The BeeHolder, Autumn 2013
Along with Noel Eaton I represent MBKA on the Council of the Welsh BeeKeepers Association. We meet four times a year and it is good to touch base with Beekeepers of other Welsh Associations. At the last Council Meeting the talk in the bar, lunch table, corridors and even men’s toilet was all about the effects of the wet 2012 and the late spring of 2013. It seems that the second very cold spell after a warm period in early March really upset colonies through Wales. The stories were too numerous to detail here but the one thing that stood out for me was that after each anecdote or observation was mentioned the speaker would always end by saying “... and I’ve never seen that before”.
At the meeting the results of the National Bee Unit survey of winter losses was given; 38% for England, 43% for Wales. But these figures were taken before the second cold snap in April which certainly, in Montgomeryshire, did kill off significant numbers of colonies. Delegates guessed the losses in their area: none gave an estimate less than the 43% and many gave a figure of over 60%. Many association apiaries had losses of over 60% as had ours in Gregynog. I think that probably 60% losses for the whole of Montgomeryshire would be nearer the mark.

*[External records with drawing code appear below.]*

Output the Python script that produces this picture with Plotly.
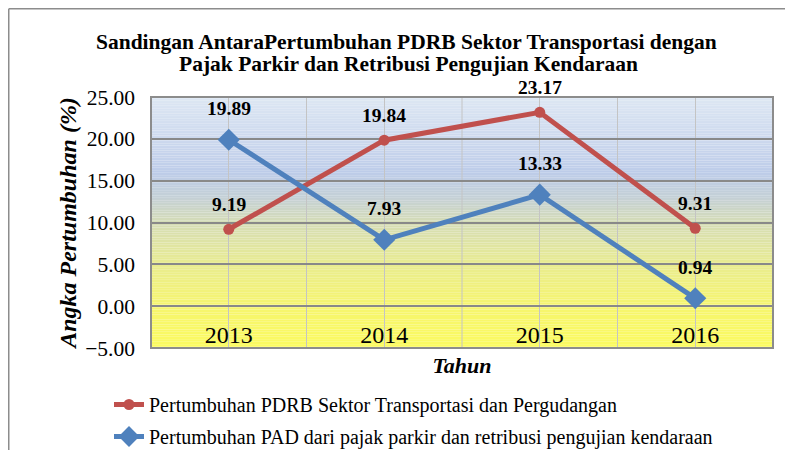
import plotly.graph_objects as go

years = ["2013", "2014", "2015", "2016"]
pdrb_growth = [9.19, 19.84, 23.17, 9.31]
pad_growth = [19.89, 7.93, 13.33, 0.94]

name_pdrb = "Pertumbuhan PDRB Sektor Transportasi dan Pergudangan"
name_pad = "Pertumbuhan PAD dari pajak parkir dan retribusi pengujian kendaraan"
title_lines = ["Sandingan AntaraPertumbuhan PDRB Sektor Transportasi dengan",
               "Pajak Parkir dan Retribusi Pengujian Kendaraan"]

RED = "#C0504D"
BLUE = "#4F81BD"
FONT = "Liberation Serif"
Y_MIN, Y_MAX = -5, 25

# figure coordinates (page body has an 8px margin)
W, H = 785, 442
ML, MR, MT, MB = 143, 20, 89, 102
PW, PH = W - ML - MR, H - MT - MB


def px_x(px):
    return (px - ML) / PW


def px_y(py):
    return (H - MB - py) / PH


fig = go.Figure()
fig.add_trace(go.Scatter(
    x=years, y=pdrb_growth, name=name_pdrb, mode="lines+markers",
    line=dict(color=RED, width=5), marker=dict(symbol="circle", size=11, color=RED),
    legendgroup="a", cliponaxis=False))
fig.add_trace(go.Scatter(
    x=years, y=pad_growth, name=name_pad, mode="lines+markers",
    line=dict(color=BLUE, width=5), marker=dict(symbol="diamond", size=17, color=BLUE),
    legendgroup="b", cliponaxis=False))

# data labels (category serial index on the category axis)
for vals, shift in ((pdrb_growth, 25), (pad_growth, 31)):
    for i, v in enumerate(vals):
        fig.add_annotation(x=i, y=v, xref="x", yref="y", text=f"{v:.2f}", showarrow=False,
                           yshift=shift,
                           font=dict(family=FONT, size=19.5, color="black", weight="bold"))

# title (two centred lines)
for txt, (cx, cy) in zip(title_lines, [(398, 34), (400, 56)]):
    fig.add_annotation(x=px_x(cx), y=px_y(cy), xref="paper", yref="paper", text=txt,
                       showarrow=False, xanchor="center", yanchor="middle",
                       font=dict(family=FONT, size=21.5, color="black", weight="bold"))

# gradient background (styling)
stops = [(-5, (251, 251, 96)), (0, (246, 245, 110)), (5, (233, 236, 144)),
         (10, (213, 220, 182)), (13, (196, 208, 214)), (16, (189, 204, 233)),
         (20, (205, 217, 238)), (25, (221, 231, 243))]


def col_at(v):
    for (a, ca), (b, cb) in zip(stops[:-1], stops[1:]):
        if a <= v <= b:
            t = (v - a) / (b - a)
            c = [round(ca[k] + (cb[k] - ca[k]) * t) for k in range(3)]
            return "rgb(%d,%d,%d)" % tuple(c)
    return "rgb(%d,%d,%d)" % stops[-1][1]


n = 150
step = (Y_MAX - Y_MIN) / n
for i in range(n):
    y0 = Y_MIN + i * step
    fig.add_shape(type="rect", xref="paper", yref="y", x0=0, x1=1, y0=y0, y1=y0 + step * 1.05,
                  fillcolor=col_at(y0 + step / 2), line=dict(width=0), layer="below")

# boundary vertical gridlines
for b in (0.5, 1.5, 2.5):
    fig.add_shape(type="line", xref="x", yref="paper", x0=b, x1=b, y0=0, y1=1,
                  line=dict(color="#c4c4c4", width=1), layer="between")

# plot border
fig.add_shape(type="rect", xref="paper", yref="paper", x0=0, x1=1, y0=0, y1=1,
              line=dict(color="#8c8c8c", width=2), layer="above")

# outer chart frame (cropped)
fx = px_x(0.75)
fy = px_y(0.75)
fig.add_shape(type="line", xref="paper", yref="paper", x0=fx, x1=fx, y0=-0.6, y1=fy,
              line=dict(color="#8c8c8c", width=1.5))
fig.add_shape(type="line", xref="paper", yref="paper", x0=fx, x1=1.3, y0=fy, y1=fy,
              line=dict(color="#8c8c8c", width=1.5))

fig.update_layout(
    width=W, height=H,
    margin=dict(l=ML, r=MR, t=MT, b=MB, autoexpand=False),
    paper_bgcolor="white", plot_bgcolor="rgba(0,0,0,0)",
    font=dict(family=FONT, color="black"),
    showlegend=True,
    legend=dict(x=px_x(101), xanchor="left", y=px_y(377), yanchor="top",
                orientation="v", font=dict(family=FONT, size=20, color="black"),
                bgcolor="rgba(0,0,0,0)", tracegroupgap=3, traceorder="grouped"),
)

# category axis crosses the value axis at 0 (labels sit just below the 0 line)
fig.update_xaxes(
    type="category", categoryorder="array", categoryarray=years, range=[-0.5, 3.5],
    anchor="free", position=(0 - Y_MIN) / (Y_MAX - Y_MIN),
    showgrid=True, gridcolor="#c4c4c4", gridwidth=1,
    ticks="", ticklabelstandoff=12, showline=False, zeroline=False,
    tickfont=dict(family=FONT, size=24, color="black"),
    title=dict(text="Tahun", standoff=10,
               font=dict(family=FONT, size=22, color="black", weight="bold", style="italic")),
    automargin=False,
)
fig.update_yaxes(
    range=[Y_MIN, Y_MAX], dtick=5, tick0=0, tickformat=".2f",
    showgrid=True, gridcolor="#898989", gridwidth=2, zeroline=False,
    ticks="", ticklabelstandoff=15, showline=False,
    tickfont=dict(family=FONT, size=21.5, color="black"),
    title=dict(text="Angka Pertumbuhan (%)", standoff=1,
               font=dict(family=FONT, size=24, color="black", weight="bold", style="italic")),
    automargin=False,
)

fig.write_html("out.html")
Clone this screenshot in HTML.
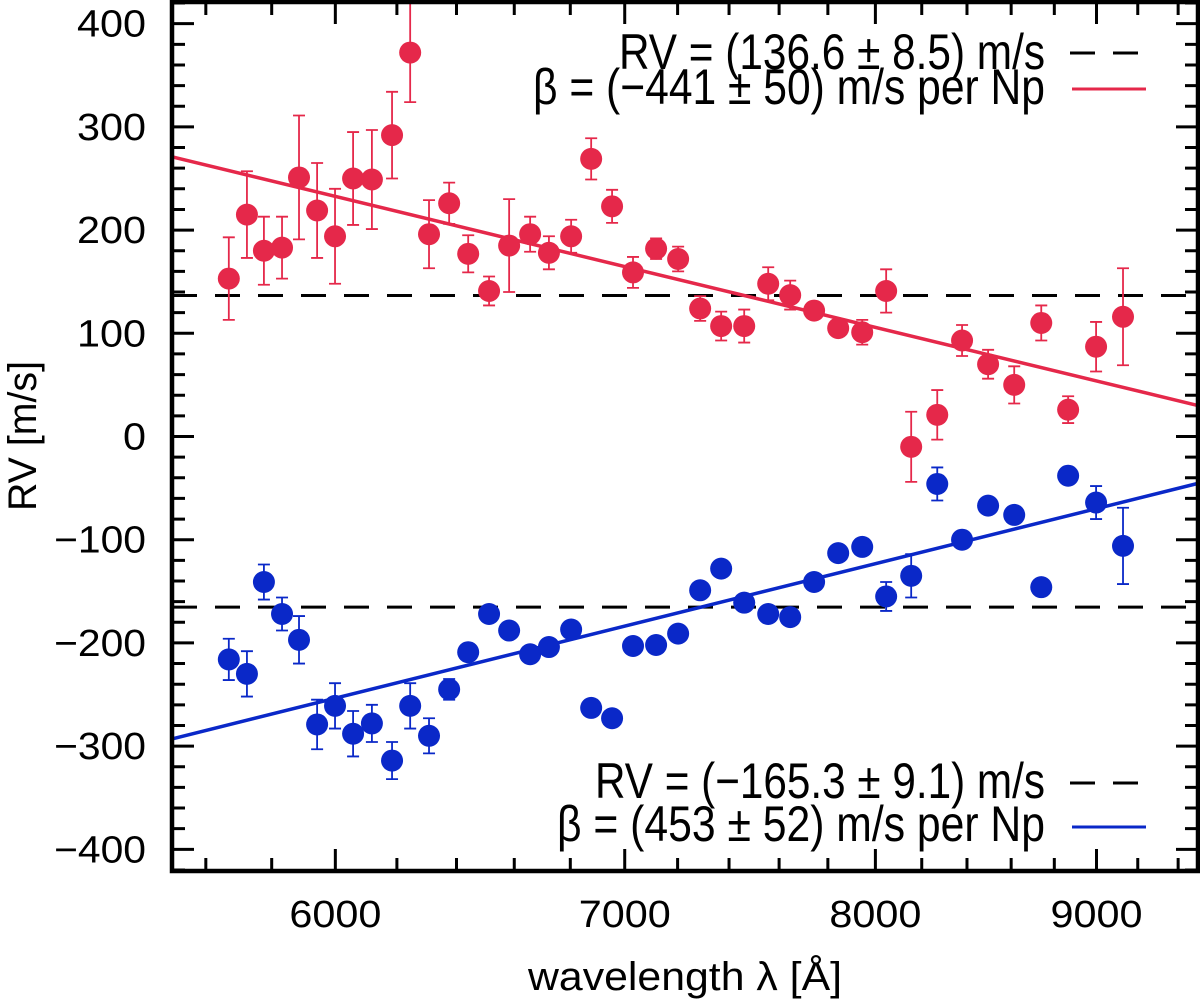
<!DOCTYPE html>
<html><head><meta charset="utf-8"><style>
html,body{margin:0;padding:0;background:#fff;}
svg{display:block;font-family:"Liberation Sans",sans-serif;}
</style></head><body>
<svg id="chart" width="1200" height="1001" viewBox="0 0 1200 1001" xmlns="http://www.w3.org/2000/svg">
<g id="marks"></g>
<g id="axes"></g>
<g>
<text x="1045" y="69" text-anchor="end" font-size="50" textLength="426" lengthAdjust="spacingAndGlyphs">RV = (136.6 ± 8.5) m/s</text>
<line x1="1070" y1="53" x2="1146" y2="53" stroke="#000" stroke-width="3" stroke-dasharray="25,18"/>
<text x="1045" y="104" text-anchor="end" font-size="50" textLength="512" lengthAdjust="spacingAndGlyphs">β = (−441 ± 50) m/s per Np</text>
<line x1="1072" y1="89" x2="1146" y2="89" stroke="#e5284a" stroke-width="3"/>
</g>
<g>
<text x="1045" y="798" text-anchor="end" font-size="50" textLength="450" lengthAdjust="spacingAndGlyphs">RV = (−165.3 ± 9.1) m/s</text>
<line x1="1070" y1="783" x2="1146" y2="783" stroke="#000" stroke-width="3" stroke-dasharray="25,18"/>
<text x="1045" y="841" text-anchor="end" font-size="50" textLength="488" lengthAdjust="spacingAndGlyphs">β = (453 ± 52) m/s per Np</text>
<line x1="1072" y1="827" x2="1146" y2="827" stroke="#0a28c8" stroke-width="3"/>
</g>
<text x="685" y="990" text-anchor="middle" font-size="40" textLength="314" lengthAdjust="spacingAndGlyphs">wavelength λ [Å]</text>
<text transform="translate(36,436) rotate(-90)" text-anchor="middle" font-size="40" textLength="150" lengthAdjust="spacingAndGlyphs">RV [m/s]</text>
</svg>
<script>
const lambdas=[5669,5724,5776,5832,5885,5942,5999,6057,6118,6184,6244,6307,6375,6440,6512,6582,6656,6723,6803,6876,6953,7031,7118,7202,7287,7369,7460,7556,7645,7743,7843,7944,8046,8154,8268,8378,8495,8614,8739,8865,8998,9128];
const redRV=[153,215,180,183,251,219,194,250,249,292,372,196,226,177,141,185,196,178,194,269,223,159,182,172,124,107,107,148,137,122,105,101,141,-10,21,93,70,50,110,26,87,116];
const redErr=[40,42,33,30,60,46,46,45,48,42,48,33,20,18,14,45,17,16,16,20,16,15,10,12,12,14,16,16,14,8,8,12,21,34,24,15,14,18,17,13,24,47];
const blueRV=[-216,-230,-141,-172,-197,-279,-261,-288,-278,-314,-261,-290,-245,-209,-172,-188,-211,-204,-187,-263,-273,-203,-202,-191,-149,-128,-161,-172,-175,-141,-113,-107,-155,-135,-46,-100,-67,-76,-146,-38,-64,-106];
const blueErr=[20,22,17,16,23,24,22,22,18,18,22,17,10,6,6,6,6,6,6,8,6,6,6,6,6,6,6,6,6,6,6,6,14,21,16,6,6,8,8,6,16,37];
const redRVconst=[136.6];
const blueRVconst=[-165.3];
const redFit=[271,-441];   // value at 5500 Å, slope per Np
const blueFit=[-293,453];
const xMajorTicks=[6000,7000,8000,9000];
const yMajorTicks=[-400,-300,-200,-100,0,100,200,300,400];

const L=172,R=1198,T=2,B=871,XMIN=5500,XMAX=9500,YMIN=-421,YMAX=421;
function xs(l){return L+(R-L)*Math.log(l/XMIN)/Math.log(XMAX/XMIN);}
function ys(v){return B-(B-T)*(v-YMIN)/(YMAX-YMIN);}
const NS="http://www.w3.org/2000/svg";
function mk(tag,attrs,parent){const e=document.createElementNS(NS,tag);for(const k in attrs)e.setAttribute(k,attrs[k]);parent.appendChild(e);return e;}
const marks=document.getElementById('marks'),axes=document.getElementById('axes');

[[redRVconst[0],'red-mean-line'],[blueRVconst[0],'blue-mean-line']].forEach(([v,n])=>{
  const e=mk('line',{x1:L,x2:R,y1:ys(v),y2:ys(v),stroke:'#000','stroke-width':3,'stroke-dasharray':'25,18'},marks);
  
  
});
[[redFit,'#e5284a','red-fit-line'],[blueFit,'#0a28c8','blue-fit-line']].forEach(([f,c,n])=>{
  const v1=f[0],v2=f[0]+f[1]*Math.log(XMAX/XMIN);
  const e=mk('line',{x1:L,x2:R,y1:ys(v1),y2:ys(v2),stroke:c,'stroke-width':3.5},marks);
  
  
});
function series(vals,errs,color,prefix){
  const g=mk('g',{},marks);
  
  
  vals.forEach((v,i)=>{
    const x=xs(lambdas[i]),y=ys(v),y1=ys(v+errs[i]),y2=ys(v-errs[i]);
    const yt=Math.max(y1,T);
    const eb=mk('path',{d:`M${x},${yt}V${y2}`+(y1>=T?`M${x-6},${y1}H${x+6}`:'')+`M${x-6},${y2}H${x+6}`,stroke:color,'stroke-width':1.8,fill:'none'},g);
    
    
    const c=mk('circle',{cx:x,cy:y,r:11,fill:color},g);
    
    
  });
}
series(redRV,redErr,'#e5284a','red');
series(blueRV,blueErr,'#0a28c8','blue');

const fr=mk('rect',{x:L,y:T,width:R-L,height:B-T,fill:'none',stroke:'#000','stroke-width':4.5},axes);


for(let l=5600;l<=9400;l+=200){
  const x=xs(l),maj=xMajorTicks.includes(l),len=maj?22:13;
  const t=mk('path',{d:`M${x},${B}V${B-len}M${x},${T}V${T+len}`,stroke:'#000','stroke-width':3},axes);
  
  
}
xMajorTicks.forEach(l=>{
  const t=mk('text',{x:xs(l),y:927,'text-anchor':'middle','font-size':38,textLength:92,lengthAdjust:'spacingAndGlyphs'},axes);
  t.textContent=l;
  
  
});
for(let v=-420;v<=420;v+=20){
  const y=ys(v),maj=yMajorTicks.includes(v),len=maj?22:13;
  const t=mk('path',{d:`M${L},${y}H${L+len}M${R},${y}H${R-len}`,stroke:'#000','stroke-width':3},axes);
  
  
}
yMajorTicks.forEach(v=>{
  const s=v<0?'\u2212'+(-v):''+v;
  const t=mk('text',{x:146,y:ys(v)+13,'text-anchor':'end','font-size':38,textLength:(s.length*23),lengthAdjust:'spacingAndGlyphs'},axes);
  t.textContent=s;
  
  
});
</script>
</body></html>
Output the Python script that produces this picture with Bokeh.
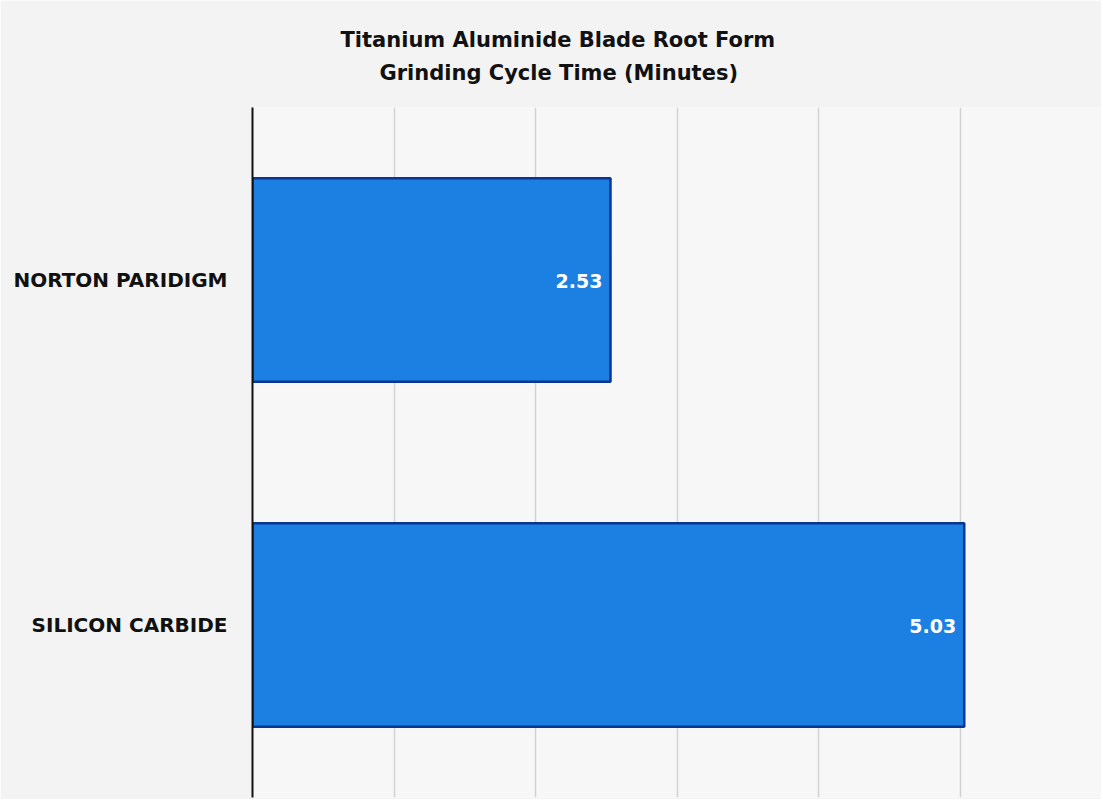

I hope that there is a big attendance at the Meeting with the Biodiversity officer of Powys Dr Emma Guy. She needs feedback and ideas from the public so that the verge cutting policy of Powys Council can be improved. Remember that it wasn’t so long ago that Councils sprayed herbicide over the first 4’ of verges. Public pressure stopped that. 30 years ago my children drew a sketch of a Council verge mower that collected the cuttings in a trailer that digested the organic matter and produced methane to power the whole machine. Is that such a child’s fantasy? My own view is that the cuttings should be blown over the adjacent hedges or dumped at intervals down the road so that the verges can have areas of high and low fertility. Down the lane leading to my house there is one section of 200m that is a slight embankment. It doesn’t get fertilised by spilled manure being washed onto it. And for 40 years it has been mown and all cuttings removed. Each year the plants and grasses got more interesting. The scalped poor soil produced a wealth of lichen and mosses and a profusion of small moths and ants... I was delighted. Then came the tourists and dog walkers enjoying the profusion of wildlife. The dogs did what doggies doo and all was ruined. Great verdant patches a month after a dog visit. I have lost the lichens and many moths. “Get a life” I hear some say, but is the life of some rare lichen not as important as my own? (or even more so? Ed).